Thanks. That was helpful. I have not found papers/literature about this yet, but I do have some ideas how this can be done: when we compute the 'cluster robust' standard errors, we must recompute the 'WLS.W' matrix (see lav_muthen1984) taking the clustering into account, in order to compute a cluster-robust 'Gamma' matrix, which is then used in lav_model_nvcov_robust_sem(). At least, that is my current hypothesis.

sda030 commented 1 year ago

Is this of any help? https://www.statmodel.com/download/JSM2007000746.pdf

yrosseel commented 1 year ago

@sda030 Thanks. This document is about twolevel SEM with WLS. Unfortunately (as always with Mplus documents), they are a bit vague on the details. It might be feasible to implement this, but I think I will focus on the 'cluster-robust' version first.
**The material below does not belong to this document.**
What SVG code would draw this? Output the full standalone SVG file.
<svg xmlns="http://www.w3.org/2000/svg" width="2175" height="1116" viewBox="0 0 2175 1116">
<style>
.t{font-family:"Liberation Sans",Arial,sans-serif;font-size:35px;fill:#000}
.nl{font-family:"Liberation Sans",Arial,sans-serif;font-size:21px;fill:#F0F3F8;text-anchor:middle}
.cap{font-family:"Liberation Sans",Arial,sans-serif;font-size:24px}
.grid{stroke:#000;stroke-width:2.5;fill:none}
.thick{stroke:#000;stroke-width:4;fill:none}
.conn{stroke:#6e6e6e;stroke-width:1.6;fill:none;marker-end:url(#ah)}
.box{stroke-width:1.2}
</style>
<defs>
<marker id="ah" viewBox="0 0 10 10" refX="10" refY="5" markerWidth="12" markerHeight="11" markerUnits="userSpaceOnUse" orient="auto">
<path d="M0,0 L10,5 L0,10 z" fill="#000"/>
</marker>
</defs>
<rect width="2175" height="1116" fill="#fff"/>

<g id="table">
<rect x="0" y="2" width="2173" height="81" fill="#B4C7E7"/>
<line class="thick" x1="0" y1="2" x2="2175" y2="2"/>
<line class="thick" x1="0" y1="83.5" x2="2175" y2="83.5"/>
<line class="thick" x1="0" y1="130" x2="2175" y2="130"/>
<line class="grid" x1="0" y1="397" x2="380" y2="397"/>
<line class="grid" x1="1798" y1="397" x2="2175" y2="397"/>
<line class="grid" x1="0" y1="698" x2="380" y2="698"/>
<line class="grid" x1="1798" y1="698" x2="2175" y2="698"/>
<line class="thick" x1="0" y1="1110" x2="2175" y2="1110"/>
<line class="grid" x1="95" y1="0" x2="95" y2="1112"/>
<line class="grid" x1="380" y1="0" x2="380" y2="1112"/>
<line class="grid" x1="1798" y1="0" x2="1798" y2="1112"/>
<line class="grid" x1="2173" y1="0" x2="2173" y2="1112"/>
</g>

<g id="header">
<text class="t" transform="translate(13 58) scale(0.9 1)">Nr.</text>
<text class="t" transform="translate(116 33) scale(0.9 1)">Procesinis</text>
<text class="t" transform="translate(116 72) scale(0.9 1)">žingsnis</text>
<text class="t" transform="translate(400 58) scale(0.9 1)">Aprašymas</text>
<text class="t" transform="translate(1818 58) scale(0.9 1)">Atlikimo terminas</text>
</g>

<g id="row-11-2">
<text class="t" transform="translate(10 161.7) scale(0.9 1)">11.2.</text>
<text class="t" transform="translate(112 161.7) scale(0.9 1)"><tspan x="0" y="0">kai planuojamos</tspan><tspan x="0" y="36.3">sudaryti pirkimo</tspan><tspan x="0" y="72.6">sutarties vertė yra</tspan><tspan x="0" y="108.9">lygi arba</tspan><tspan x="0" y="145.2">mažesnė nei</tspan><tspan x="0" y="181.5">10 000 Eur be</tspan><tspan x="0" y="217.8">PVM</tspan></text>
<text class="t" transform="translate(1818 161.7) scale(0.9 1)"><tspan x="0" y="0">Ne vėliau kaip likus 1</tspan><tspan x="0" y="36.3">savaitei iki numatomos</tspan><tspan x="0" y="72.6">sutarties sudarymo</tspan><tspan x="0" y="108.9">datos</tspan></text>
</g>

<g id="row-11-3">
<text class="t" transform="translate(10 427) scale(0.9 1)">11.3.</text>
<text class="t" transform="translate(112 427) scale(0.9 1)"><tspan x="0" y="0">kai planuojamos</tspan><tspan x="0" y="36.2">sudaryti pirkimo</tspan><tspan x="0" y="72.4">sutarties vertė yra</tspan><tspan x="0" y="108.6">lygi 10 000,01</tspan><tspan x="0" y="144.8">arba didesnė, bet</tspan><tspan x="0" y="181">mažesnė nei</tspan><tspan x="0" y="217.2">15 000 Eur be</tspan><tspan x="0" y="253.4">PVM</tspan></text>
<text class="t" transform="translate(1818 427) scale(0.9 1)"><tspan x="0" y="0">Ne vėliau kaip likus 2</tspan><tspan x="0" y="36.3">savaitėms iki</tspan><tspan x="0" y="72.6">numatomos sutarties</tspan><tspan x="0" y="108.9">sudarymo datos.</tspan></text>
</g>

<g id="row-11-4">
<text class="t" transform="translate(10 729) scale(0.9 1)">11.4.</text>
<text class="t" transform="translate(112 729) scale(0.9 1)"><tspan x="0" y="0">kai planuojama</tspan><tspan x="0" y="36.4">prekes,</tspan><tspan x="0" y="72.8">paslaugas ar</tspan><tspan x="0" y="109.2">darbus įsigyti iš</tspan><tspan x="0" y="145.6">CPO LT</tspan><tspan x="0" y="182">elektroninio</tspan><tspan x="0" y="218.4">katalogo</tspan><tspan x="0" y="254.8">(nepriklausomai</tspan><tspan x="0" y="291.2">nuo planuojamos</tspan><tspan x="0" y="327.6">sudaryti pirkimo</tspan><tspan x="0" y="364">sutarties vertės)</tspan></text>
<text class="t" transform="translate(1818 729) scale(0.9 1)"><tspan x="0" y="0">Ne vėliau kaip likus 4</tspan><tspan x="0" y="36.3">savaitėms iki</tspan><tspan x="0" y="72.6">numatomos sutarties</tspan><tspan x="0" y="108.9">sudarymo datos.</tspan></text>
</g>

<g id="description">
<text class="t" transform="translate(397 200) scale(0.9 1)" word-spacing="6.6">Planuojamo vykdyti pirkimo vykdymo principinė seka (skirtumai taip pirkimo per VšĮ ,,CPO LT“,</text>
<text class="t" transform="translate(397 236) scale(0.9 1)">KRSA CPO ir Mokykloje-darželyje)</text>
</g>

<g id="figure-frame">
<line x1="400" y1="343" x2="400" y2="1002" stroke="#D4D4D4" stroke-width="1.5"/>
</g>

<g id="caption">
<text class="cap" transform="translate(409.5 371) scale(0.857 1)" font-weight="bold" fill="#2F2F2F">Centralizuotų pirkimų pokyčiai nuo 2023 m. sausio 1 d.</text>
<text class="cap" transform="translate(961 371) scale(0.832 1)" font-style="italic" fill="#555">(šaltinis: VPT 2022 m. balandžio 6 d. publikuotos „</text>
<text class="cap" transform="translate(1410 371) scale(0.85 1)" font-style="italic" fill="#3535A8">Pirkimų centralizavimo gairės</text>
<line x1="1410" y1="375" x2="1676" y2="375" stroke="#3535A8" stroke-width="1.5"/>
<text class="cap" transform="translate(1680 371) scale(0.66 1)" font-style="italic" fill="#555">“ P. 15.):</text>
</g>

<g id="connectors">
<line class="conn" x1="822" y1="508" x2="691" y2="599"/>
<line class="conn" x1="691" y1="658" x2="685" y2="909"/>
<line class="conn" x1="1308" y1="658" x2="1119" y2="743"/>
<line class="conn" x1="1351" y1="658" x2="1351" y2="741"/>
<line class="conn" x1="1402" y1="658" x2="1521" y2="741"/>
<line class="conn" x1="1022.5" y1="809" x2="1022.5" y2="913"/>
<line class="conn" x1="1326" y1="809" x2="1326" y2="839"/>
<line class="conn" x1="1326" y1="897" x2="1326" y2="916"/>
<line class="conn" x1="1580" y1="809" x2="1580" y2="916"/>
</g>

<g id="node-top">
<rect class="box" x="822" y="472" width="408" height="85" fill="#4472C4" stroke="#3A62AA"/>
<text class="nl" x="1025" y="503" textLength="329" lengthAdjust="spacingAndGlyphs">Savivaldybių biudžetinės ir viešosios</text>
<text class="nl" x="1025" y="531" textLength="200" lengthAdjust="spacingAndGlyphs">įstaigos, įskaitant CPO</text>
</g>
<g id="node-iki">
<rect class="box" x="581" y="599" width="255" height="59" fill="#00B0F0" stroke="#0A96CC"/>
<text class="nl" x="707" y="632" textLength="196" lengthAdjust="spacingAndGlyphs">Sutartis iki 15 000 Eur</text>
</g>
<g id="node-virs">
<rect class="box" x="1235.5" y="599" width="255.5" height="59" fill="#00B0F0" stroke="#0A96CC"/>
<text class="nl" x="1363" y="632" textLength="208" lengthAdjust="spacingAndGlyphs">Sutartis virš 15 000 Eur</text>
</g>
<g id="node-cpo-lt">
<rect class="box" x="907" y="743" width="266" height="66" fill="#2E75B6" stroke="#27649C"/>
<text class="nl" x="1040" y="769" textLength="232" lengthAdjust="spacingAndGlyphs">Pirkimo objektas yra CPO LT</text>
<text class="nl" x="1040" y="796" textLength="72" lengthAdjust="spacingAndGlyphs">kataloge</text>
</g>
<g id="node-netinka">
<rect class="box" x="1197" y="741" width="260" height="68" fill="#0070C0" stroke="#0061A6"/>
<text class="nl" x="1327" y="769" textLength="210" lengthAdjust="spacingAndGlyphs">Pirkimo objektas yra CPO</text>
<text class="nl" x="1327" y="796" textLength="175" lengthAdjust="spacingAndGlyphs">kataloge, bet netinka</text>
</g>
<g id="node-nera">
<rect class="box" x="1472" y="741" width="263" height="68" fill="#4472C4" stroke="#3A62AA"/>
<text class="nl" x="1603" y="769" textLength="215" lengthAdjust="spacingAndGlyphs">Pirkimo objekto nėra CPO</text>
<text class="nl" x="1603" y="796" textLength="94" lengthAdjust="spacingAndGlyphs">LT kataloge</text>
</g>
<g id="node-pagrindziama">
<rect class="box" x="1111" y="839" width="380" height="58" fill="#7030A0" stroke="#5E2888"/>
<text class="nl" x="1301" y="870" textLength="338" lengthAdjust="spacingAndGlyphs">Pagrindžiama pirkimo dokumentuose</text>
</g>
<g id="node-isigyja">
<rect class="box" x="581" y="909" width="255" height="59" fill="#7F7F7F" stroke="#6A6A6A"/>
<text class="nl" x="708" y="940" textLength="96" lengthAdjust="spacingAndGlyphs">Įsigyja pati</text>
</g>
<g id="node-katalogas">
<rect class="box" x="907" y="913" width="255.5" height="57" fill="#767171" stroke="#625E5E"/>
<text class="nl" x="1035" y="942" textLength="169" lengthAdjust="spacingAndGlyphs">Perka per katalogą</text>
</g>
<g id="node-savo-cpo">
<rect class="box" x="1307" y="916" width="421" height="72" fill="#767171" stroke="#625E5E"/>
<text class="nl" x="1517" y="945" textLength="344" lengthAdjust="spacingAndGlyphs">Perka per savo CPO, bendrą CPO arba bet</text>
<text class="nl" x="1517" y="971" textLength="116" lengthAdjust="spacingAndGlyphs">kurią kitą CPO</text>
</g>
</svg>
sda030 commented 1 year ago

Yeah, I recognized it was on the model-based side rather than design-based, but hoped you could magically extract what you needed... These ones below are more on design-based inference, but even hazier on the equations and details I guess. (Sorry, I am not a statistician, just trying to help by collecting possibly relevant materials). https://www.statmodel.com/download/webnotes/mplusnote72.pdf http://www.statmodel.com/bmuthen/articles/Article_059.pdf

On Wed, 20 Jul 2022, 09:26 Yves Rosseel, @.***> wrote:

@sda030 https://github.com/sda030 Thanks. This document is about twolevel SEM with WLS. Unfortunately (as always with Mplus documents), they are a bit vague on the details. It might be feasible to implement this, but I think I will focus on the 'cluster-robust' version first.